>> start
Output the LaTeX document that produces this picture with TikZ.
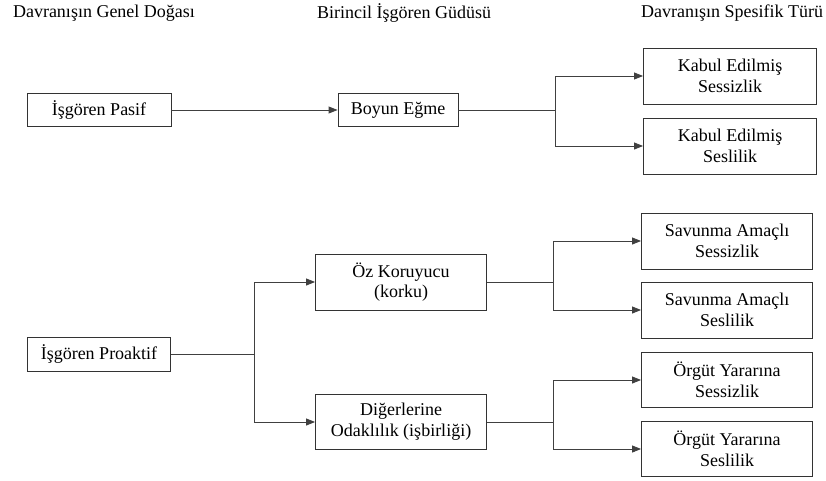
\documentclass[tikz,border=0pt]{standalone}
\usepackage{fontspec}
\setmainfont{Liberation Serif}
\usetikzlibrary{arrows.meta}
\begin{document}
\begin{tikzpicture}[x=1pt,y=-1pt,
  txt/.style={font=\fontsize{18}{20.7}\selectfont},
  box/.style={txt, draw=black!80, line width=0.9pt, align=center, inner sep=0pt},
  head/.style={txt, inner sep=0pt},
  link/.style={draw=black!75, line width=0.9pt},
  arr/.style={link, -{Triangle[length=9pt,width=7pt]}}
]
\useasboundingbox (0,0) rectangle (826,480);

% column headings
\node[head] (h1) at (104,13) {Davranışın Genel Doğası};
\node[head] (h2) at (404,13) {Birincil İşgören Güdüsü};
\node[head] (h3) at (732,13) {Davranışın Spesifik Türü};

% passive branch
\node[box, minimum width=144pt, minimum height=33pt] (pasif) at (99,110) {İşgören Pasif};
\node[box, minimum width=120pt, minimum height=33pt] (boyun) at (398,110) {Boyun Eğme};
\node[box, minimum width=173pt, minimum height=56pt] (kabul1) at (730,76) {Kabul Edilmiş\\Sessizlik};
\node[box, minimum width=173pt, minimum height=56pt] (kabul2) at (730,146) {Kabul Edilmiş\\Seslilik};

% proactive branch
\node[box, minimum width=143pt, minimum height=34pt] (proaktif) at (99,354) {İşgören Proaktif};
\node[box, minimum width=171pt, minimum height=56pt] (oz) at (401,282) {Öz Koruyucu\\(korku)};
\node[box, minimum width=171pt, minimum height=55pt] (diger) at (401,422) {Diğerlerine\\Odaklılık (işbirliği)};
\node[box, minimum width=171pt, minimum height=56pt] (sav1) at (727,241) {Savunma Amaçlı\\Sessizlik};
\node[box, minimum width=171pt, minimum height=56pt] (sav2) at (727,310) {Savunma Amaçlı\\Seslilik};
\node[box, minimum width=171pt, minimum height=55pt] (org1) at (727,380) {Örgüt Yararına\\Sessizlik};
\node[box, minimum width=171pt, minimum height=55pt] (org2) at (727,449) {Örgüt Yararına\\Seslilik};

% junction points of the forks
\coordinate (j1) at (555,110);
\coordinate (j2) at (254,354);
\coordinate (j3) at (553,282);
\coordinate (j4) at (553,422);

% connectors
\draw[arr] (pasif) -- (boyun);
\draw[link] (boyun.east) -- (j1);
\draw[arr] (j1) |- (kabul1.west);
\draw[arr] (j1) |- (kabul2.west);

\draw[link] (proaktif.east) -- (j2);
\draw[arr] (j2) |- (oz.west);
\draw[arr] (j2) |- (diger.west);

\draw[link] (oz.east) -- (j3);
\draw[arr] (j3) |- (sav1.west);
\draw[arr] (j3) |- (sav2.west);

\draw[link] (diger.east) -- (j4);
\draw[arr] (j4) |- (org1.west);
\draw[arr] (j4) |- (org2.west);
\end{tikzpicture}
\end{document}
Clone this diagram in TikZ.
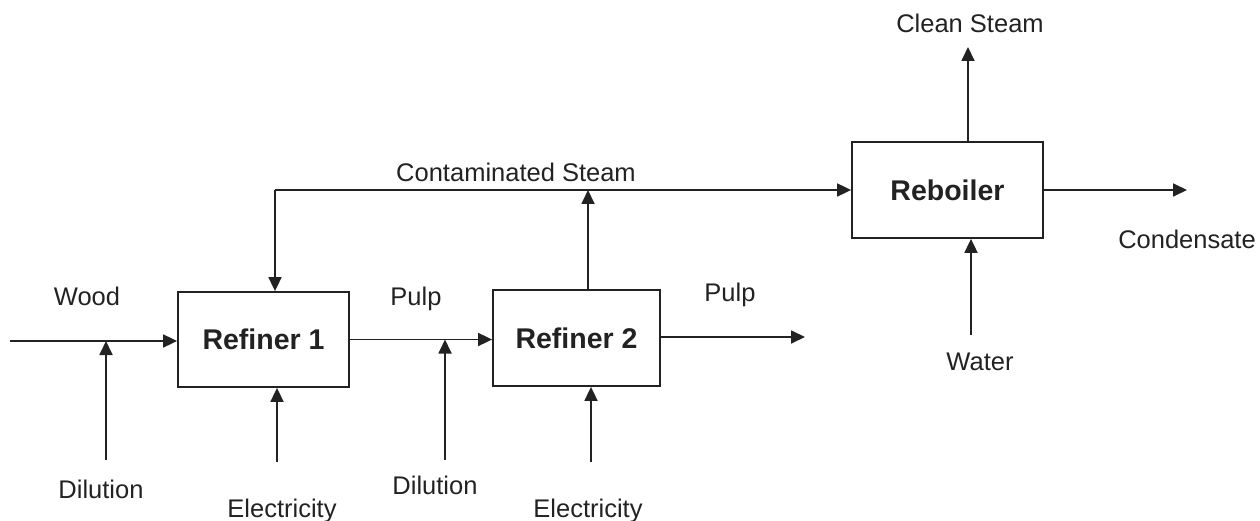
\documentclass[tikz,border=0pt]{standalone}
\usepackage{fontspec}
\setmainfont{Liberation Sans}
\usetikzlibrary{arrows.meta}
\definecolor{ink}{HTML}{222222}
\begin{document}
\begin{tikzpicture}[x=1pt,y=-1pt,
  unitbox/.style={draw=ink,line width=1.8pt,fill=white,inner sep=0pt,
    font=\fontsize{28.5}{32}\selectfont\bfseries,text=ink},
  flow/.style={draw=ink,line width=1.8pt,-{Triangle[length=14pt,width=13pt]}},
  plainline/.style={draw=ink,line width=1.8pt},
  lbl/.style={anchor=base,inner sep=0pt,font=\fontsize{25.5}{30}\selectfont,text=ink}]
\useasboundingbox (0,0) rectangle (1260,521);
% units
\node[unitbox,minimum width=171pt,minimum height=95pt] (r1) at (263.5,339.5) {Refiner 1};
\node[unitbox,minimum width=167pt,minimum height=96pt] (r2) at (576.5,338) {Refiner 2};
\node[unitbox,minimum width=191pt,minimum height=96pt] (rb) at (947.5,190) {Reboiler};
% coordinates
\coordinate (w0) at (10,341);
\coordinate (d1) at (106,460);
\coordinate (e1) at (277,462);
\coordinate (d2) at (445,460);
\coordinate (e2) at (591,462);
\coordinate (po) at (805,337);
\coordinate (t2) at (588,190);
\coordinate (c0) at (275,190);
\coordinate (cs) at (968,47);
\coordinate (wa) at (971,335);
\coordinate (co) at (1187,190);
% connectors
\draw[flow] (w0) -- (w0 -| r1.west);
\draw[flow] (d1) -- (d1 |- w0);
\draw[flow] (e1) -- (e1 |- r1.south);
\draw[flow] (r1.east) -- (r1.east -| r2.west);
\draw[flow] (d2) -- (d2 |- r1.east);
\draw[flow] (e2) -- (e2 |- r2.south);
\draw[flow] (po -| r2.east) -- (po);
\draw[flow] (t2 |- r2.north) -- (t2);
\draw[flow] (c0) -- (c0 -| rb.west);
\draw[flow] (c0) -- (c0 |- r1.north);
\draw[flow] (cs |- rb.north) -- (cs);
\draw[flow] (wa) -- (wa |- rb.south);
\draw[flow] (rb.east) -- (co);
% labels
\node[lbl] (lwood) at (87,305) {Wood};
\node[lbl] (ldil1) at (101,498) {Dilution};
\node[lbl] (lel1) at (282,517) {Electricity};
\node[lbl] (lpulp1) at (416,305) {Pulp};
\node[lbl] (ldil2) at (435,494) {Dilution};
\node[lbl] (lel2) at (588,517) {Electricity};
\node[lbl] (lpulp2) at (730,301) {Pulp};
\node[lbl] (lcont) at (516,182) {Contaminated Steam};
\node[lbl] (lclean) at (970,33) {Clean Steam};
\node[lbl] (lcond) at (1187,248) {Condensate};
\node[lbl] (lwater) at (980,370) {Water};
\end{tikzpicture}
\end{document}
>> end
> **INSTRUCTIONS TO FOLLOW**:
Each record above should be copied character for character, with pictures dropped.

> **EXERCISE SOLUTION**:
Output the LaTeX document that produces this picture with TikZ.
\documentclass[tikz,border=0pt]{standalone}
\usepackage{fontspec}
\setmainfont{Liberation Serif}
\usetikzlibrary{arrows.meta}
\begin{document}
\begin{tikzpicture}[x=1pt,y=-1pt,
  txt/.style={font=\fontsize{18}{20.7}\selectfont},
  box/.style={txt, draw=black!80, line width=0.9pt, align=center, inner sep=0pt},
  head/.style={txt, inner sep=0pt},
  link/.style={draw=black!75, line width=0.9pt},
  arr/.style={link, -{Triangle[length=9pt,width=7pt]}}
]
\useasboundingbox (0,0) rectangle (826,480);

% column headings
\node[head] (h1) at (104,13) {Davranışın Genel Doğası};
\node[head] (h2) at (404,13) {Birincil İşgören Güdüsü};
\node[head] (h3) at (732,13) {Davranışın Spesifik Türü};

% passive branch
\node[box, minimum width=144pt, minimum height=33pt] (pasif) at (99,110) {İşgören Pasif};
\node[box, minimum width=120pt, minimum height=33pt] (boyun) at (398,110) {Boyun Eğme};
\node[box, minimum width=173pt, minimum height=56pt] (kabul1) at (730,76) {Kabul Edilmiş\\Sessizlik};
\node[box, minimum width=173pt, minimum height=56pt] (kabul2) at (730,146) {Kabul Edilmiş\\Seslilik};

% proactive branch
\node[box, minimum width=143pt, minimum height=34pt] (proaktif) at (99,354) {İşgören Proaktif};
\node[box, minimum width=171pt, minimum height=56pt] (oz) at (401,282) {Öz Koruyucu\\(korku)};
\node[box, minimum width=171pt, minimum height=55pt] (diger) at (401,422) {Diğerlerine\\Odaklılık (işbirliği)};
\node[box, minimum width=171pt, minimum height=56pt] (sav1) at (727,241) {Savunma Amaçlı\\Sessizlik};
\node[box, minimum width=171pt, minimum height=56pt] (sav2) at (727,310) {Savunma Amaçlı\\Seslilik};
\node[box, minimum width=171pt, minimum height=55pt] (org1) at (727,380) {Örgüt Yararına\\Sessizlik};
\node[box, minimum width=171pt, minimum height=55pt] (org2) at (727,449) {Örgüt Yararına\\Seslilik};

% junction points of the forks
\coordinate (j1) at (555,110);
\coordinate (j2) at (254,354);
\coordinate (j3) at (553,282);
\coordinate (j4) at (553,422);

% connectors
\draw[arr] (pasif) -- (boyun);
\draw[link] (boyun.east) -- (j1);
\draw[arr] (j1) |- (kabul1.west);
\draw[arr] (j1) |- (kabul2.west);

\draw[link] (proaktif.east) -- (j2);
\draw[arr] (j2) |- (oz.west);
\draw[arr] (j2) |- (diger.west);

\draw[link] (oz.east) -- (j3);
\draw[arr] (j3) |- (sav1.west);
\draw[arr] (j3) |- (sav2.west);

\draw[link] (diger.east) -- (j4);
\draw[arr] (j4) |- (org1.west);
\draw[arr] (j4) |- (org2.west);
\end{tikzpicture}
\end{document}
Clone this diagram in TikZ.
\documentclass[tikz,border=0pt]{standalone}
\usepackage{fontspec}
\setmainfont{Liberation Sans}
\usetikzlibrary{arrows.meta}
\definecolor{ink}{HTML}{222222}
\begin{document}
\begin{tikzpicture}[x=1pt,y=-1pt,
  unitbox/.style={draw=ink,line width=1.8pt,fill=white,inner sep=0pt,
    font=\fontsize{28.5}{32}\selectfont\bfseries,text=ink},
  flow/.style={draw=ink,line width=1.8pt,-{Triangle[length=14pt,width=13pt]}},
  plainline/.style={draw=ink,line width=1.8pt},
  lbl/.style={anchor=base,inner sep=0pt,font=\fontsize{25.5}{30}\selectfont,text=ink}]
\useasboundingbox (0,0) rectangle (1260,521);
% units
\node[unitbox,minimum width=171pt,minimum height=95pt] (r1) at (263.5,339.5) {Refiner 1};
\node[unitbox,minimum width=167pt,minimum height=96pt] (r2) at (576.5,338) {Refiner 2};
\node[unitbox,minimum width=191pt,minimum height=96pt] (rb) at (947.5,190) {Reboiler};
% coordinates
\coordinate (w0) at (10,341);
\coordinate (d1) at (106,460);
\coordinate (e1) at (277,462);
\coordinate (d2) at (445,460);
\coordinate (e2) at (591,462);
\coordinate (po) at (805,337);
\coordinate (t2) at (588,190);
\coordinate (c0) at (275,190);
\coordinate (cs) at (968,47);
\coordinate (wa) at (971,335);
\coordinate (co) at (1187,190);
% connectors
\draw[flow] (w0) -- (w0 -| r1.west);
\draw[flow] (d1) -- (d1 |- w0);
\draw[flow] (e1) -- (e1 |- r1.south);
\draw[flow] (r1.east) -- (r1.east -| r2.west);
\draw[flow] (d2) -- (d2 |- r1.east);
\draw[flow] (e2) -- (e2 |- r2.south);
\draw[flow] (po -| r2.east) -- (po);
\draw[flow] (t2 |- r2.north) -- (t2);
\draw[flow] (c0) -- (c0 -| rb.west);
\draw[flow] (c0) -- (c0 |- r1.north);
\draw[flow] (cs |- rb.north) -- (cs);
\draw[flow] (wa) -- (wa |- rb.south);
\draw[flow] (rb.east) -- (co);
% labels
\node[lbl] (lwood) at (87,305) {Wood};
\node[lbl] (ldil1) at (101,498) {Dilution};
\node[lbl] (lel1) at (282,517) {Electricity};
\node[lbl] (lpulp1) at (416,305) {Pulp};
\node[lbl] (ldil2) at (435,494) {Dilution};
\node[lbl] (lel2) at (588,517) {Electricity};
\node[lbl] (lpulp2) at (730,301) {Pulp};
\node[lbl] (lcont) at (516,182) {Contaminated Steam};
\node[lbl] (lclean) at (970,33) {Clean Steam};
\node[lbl] (lcond) at (1187,248) {Condensate};
\node[lbl] (lwater) at (980,370) {Water};
\end{tikzpicture}
\end{document}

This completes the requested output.